Usually I use my own gear and do studio based videos however I've been thinking about going around my state and getting a crew together with video cameras to film some of the live concerts around the area. I hope to make some money out of all this too to cover gas prices as well as tape stock.
Thing is, do I need a press pass for this type of work? What's the proper way to go about getting one? What are the advantages of using a press pass?
In the UK there's a voluntary scheme.
For many events a press card doesn't mean anything - nobody seems to ask for them and it won't get you in the door. You need to apply to the event organisers/promoter for a pass which usually involves proving who you work for and that your work has been formally published.
There may be something similar in the US.
For the type of work you're talking about (concerts), a press pass will be as much use as a chocolate teapot, you need to apply to the organisers direct and explain who you are, what you want to do and where the footage will be shown. The problem with concerts, is that there copyright considerations for the band's music - and if you'll make any money from distributing the footage. PR people are only interested in letting you in if they think you can get them maximum publicity, if you can, it's those people you need to talk to, just flashing a press card at them will have no effect. I've had several types of accredited press passes over the years issued by UK journalist organisations (NUJ, BAJ), the only time I ever had to show it was when I wanted access to Downing Street (UK Prime Ministers residence), more often than not, mentioning I was press was more of hinderence than a help (being herded into 'pig pens' with 100 other guys and no room to swing a cat let alone a camera), on the occasions I've approached organisers direct I've had a much better response and they've bent over backwards to be accommodating.
I can read this another way, I think from your posts that you're a media student or the like and that you're asking about local gigs (ie non pro touring bands)
If you're after filming the local music scene then you wouldn't need a "pass" although I've seen amateur video guys logo'd up as if they were on U2's world tour.
If you have a local music web site for bands/PA/lights then you could make some contacts and try to get in with a venue to do showcase videos.

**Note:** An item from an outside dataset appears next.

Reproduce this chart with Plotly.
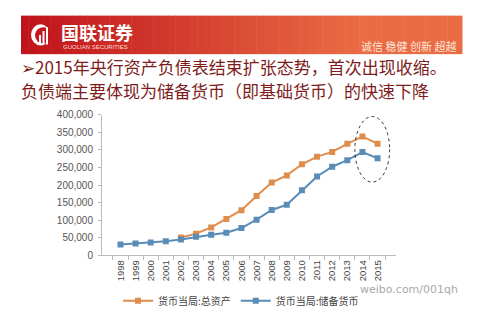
import plotly.graph_objects as go

# Central bank balance sheet, 100 million yuan
years = [str(y) for y in range(1998, 2016)]
total_assets = [None, None, None, None, 51100, 61800, 79400, 103700, 128600,
                169100, 207100, 227500, 259300, 280900, 294500, 317300, 338200, 317800]
reserve_money = [31300, 33600, 36500, 39900, 45100, 52800, 58900, 64300, 77800,
                 101500, 129200, 143900, 185300, 224600, 252300, 271000, 294100, 276400]
y_ticks = [0, 50000, 100000, 150000, 200000, 250000, 300000, 350000, 400000]

series_names = ["货币当局:总资产", "货币当局:储备货币"]
title_lines = ["➢2015年央行资产负债表结束扩张态势，首次出现收缩。",
               "负债端主要体现为储备货币（即基础货币）的快速下降"]

ORANGE = "#df8d4c"
BLUE = "#5a8cb8"
W, H = 492, 323

fig = go.Figure()
fig.add_trace(go.Scatter(x=years, y=total_assets, name=series_names[0],
                         mode="lines+markers",
                         line=dict(color=ORANGE, width=2),
                         marker=dict(symbol="square", size=6, color=ORANGE)))
fig.add_trace(go.Scatter(x=years, y=reserve_money, name=series_names[1],
                         mode="lines+markers",
                         line=dict(color=BLUE, width=2),
                         marker=dict(symbol="square", size=6, color=BLUE)))

def px_x(p):
    return p / W

def px_y(p):
    return 1 - p / H

shapes = []
# header banner: horizontal red-to-orange gradient built from thin strips
x0, x1, top, bot = 21, 462, 10, 50
n = 60
c0 = (192, 20, 28)
c1 = (234, 108, 68)
for i in range(n):
    t = i / (n - 1)
    t2 = min(1.0, t * 1.3)
    col = tuple(int(c0[k] + (c1[k] - c0[k]) * t2) for k in range(3))
    shapes.append(dict(type="rect", xref="paper", yref="paper",
                       x0=px_x(x0 + (x1 - x0) * i / n),
                       x1=px_x(x0 + (x1 - x0) * (i + 1) / n + 0.5),
                       y0=px_y(bot), y1=px_y(top),
                       line=dict(width=0), fillcolor="rgb(%d,%d,%d)" % col,
                       layer="below"))
# logo
shapes.append(dict(type="circle", xref="paper", yref="paper",
                   x0=px_x(31), x1=px_x(50), y0=px_y(41), y1=px_y(19),
                   line=dict(width=0), fillcolor="white"))
shapes.append(dict(type="circle", xref="paper", yref="paper",
                   x0=px_x(35), x1=px_x(52), y0=px_y(39), y1=px_y(22),
                   line=dict(width=0), fillcolor="#c4161e"))
for bx, btop in [(39, 30), (42.5, 26), (46, 22)]:
    shapes.append(dict(type="rect", xref="paper", yref="paper",
                       x0=px_x(bx), x1=px_x(bx + 2), y0=px_y(40), y1=px_y(btop),
                       line=dict(width=0), fillcolor="white"))

# dotted ellipse around the last two years
peak = max(v for v in total_assets if v is not None)
low = min(reserve_money[-2:])
shapes.append(dict(type="circle", xref="x", yref="y",
                   x0=len(years) - 2.5, x1=len(years) - 0.2,
                   y0=low - 68000, y1=peak + 57000,
                   line=dict(color="#333333", width=1, dash="dot"),
                   fillcolor="rgba(0,0,0,0)"))

annotations = [
    dict(text="<b>国联证券</b>", x=px_x(59), y=px_y(26.5), xref="paper", yref="paper",
         xanchor="left", yanchor="middle", showarrow=False,
         font=dict(family="Noto Sans CJK SC", size=18, color="white")),
    dict(text="GUOLIAN SECURITIES", x=px_x(61), y=px_y(42.5), xref="paper", yref="paper",
         xanchor="left", yanchor="middle", showarrow=False,
         font=dict(family="Liberation Sans", size=6, color="#ffd9d0")),
    dict(text="诚信 稳健 创新 超越", x=px_x(458), y=px_y(42), xref="paper", yref="paper",
         xanchor="right", yanchor="middle", showarrow=False,
         font=dict(family="Noto Sans CJK SC", size=11, color="#fde3d6")),
    dict(text="weibo.com/001qh", x=px_x(358), y=px_y(294), xref="paper", yref="paper",
         xanchor="left", yanchor="middle", showarrow=False,
         font=dict(family="DejaVu Sans", size=11, color="#aaaaaa")),
]
# two-line heading under the banner
for line, ypos in zip(title_lines, [62.5, 87.5]):
    annotations.append(dict(text=line, x=px_x(19), y=px_y(ypos), xref="paper", yref="paper",
                            xanchor="left", yanchor="middle", showarrow=False,
                            font=dict(family="Noto Sans CJK SC", size=17, color="#7e1c1c")))

fig.update_layout(
    width=W, height=H,
    margin=dict(l=0, r=0, t=0, b=0),
    paper_bgcolor="white", plot_bgcolor="white",
    shapes=shapes, annotations=annotations,
    showlegend=True,
    legend=dict(orientation="h", x=px_x(118), y=px_y(291), xanchor="left", yanchor="top",
                font=dict(family="Noto Sans CJK SC", size=10, color="#444444"),
                itemwidth=30, bgcolor="rgba(0,0,0,0)", tracegroupgap=0),
    xaxis=dict(domain=[px_x(102), px_x(396)], type="category",
               tickson="boundaries", ticks="outside", ticklen=4, tickcolor="#bbbbbb",
               showline=True, linecolor="#bbbbbb", linewidth=1,
               showgrid=False, tickangle=-90,
               tickfont=dict(family="Liberation Sans", size=9.5, color="#444444")),
    yaxis=dict(domain=[px_y(259), px_y(113)], range=[0, 400000],
               tickvals=y_ticks, tickformat=",", ticks="outside", ticklen=3,
               tickcolor="#bbbbbb", showline=True, linecolor="#bbbbbb", linewidth=1,
               showgrid=False, zeroline=False, ticklabelstandoff=3,
               tickfont=dict(family="Liberation Sans", size=10, color="#555555")),
)

fig.write_html("out.html")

Once you've done a few, it's easier.
If you're doing live gigs then running wild cameras with a multicam programme is the way to go, but get a feed from the desk for one camera, don't forget to also record an ambient audience track to add in, and don't stop any cameras unlewss you have to.
Getting a proper multitrack recording of the gig will obviously be of benefit.
You may fall into local H&S problems but common sense can help, you may need public liability insurance and over here, running on batteries can save a load of time compared to PAT certificates that cover mains equipent.
Thanks for the info everyone. Yea I'm not going after large artists, just local smaller groups/gigs.
In the past I've been directed by my college to record a few local artists playing at parks and such and we usually would use Canon XL2s with audio recording to one camera direct from the board, the other two on tripods and the such capturing ambient sound and rolling until the tapes ran out.
an example of that type setup:
I would love a TriCaster and some HD cameras but that racks up a price tag I just can't pay right now and I've tried VidBlaster however that program really eats up resources on even the fastest desktop I have. For now, the best way to get this done is with DV cameras as that's mostly the type of gear I and my friends have access to.
the trouble with Tricaster and live mixes is the possibility (certainty?) of cocking it up.
with wild cameras, there's always the option of another angle, unless the crew are leaping about like numpties.
I do live mixes but only for slow predictable things like ceremonies (projected onto 20 foot screen and web cast) and where the installation time is worth it.
A mate does a lot of concerts at the Royal Albert Hall - classical stuff and it's easier to shoot on loads of EX cameras and mix in post than lug coms, cable and mixers all over the place.
I'd try to get in with local promoters, venue owners and PA/Lighting companies.
Just remember a press pass exists to show the authorities you are an accredited member of the media, but the music and events industry use a laminate system, where crew and the artistes all have specific passes to go access certain areas - these are distributed on the day by the production manager, or assistants and even if security know you, or sometimes even if it's your own venue, having the wrong pass won't let you in! Obviously with smaller bands all you need is something to get in, and often a big camera and piles of kit get you through security much better than a card. I've been asked for mine 3 times in 4 years, but showing it and walking through security without stopping does seem to work.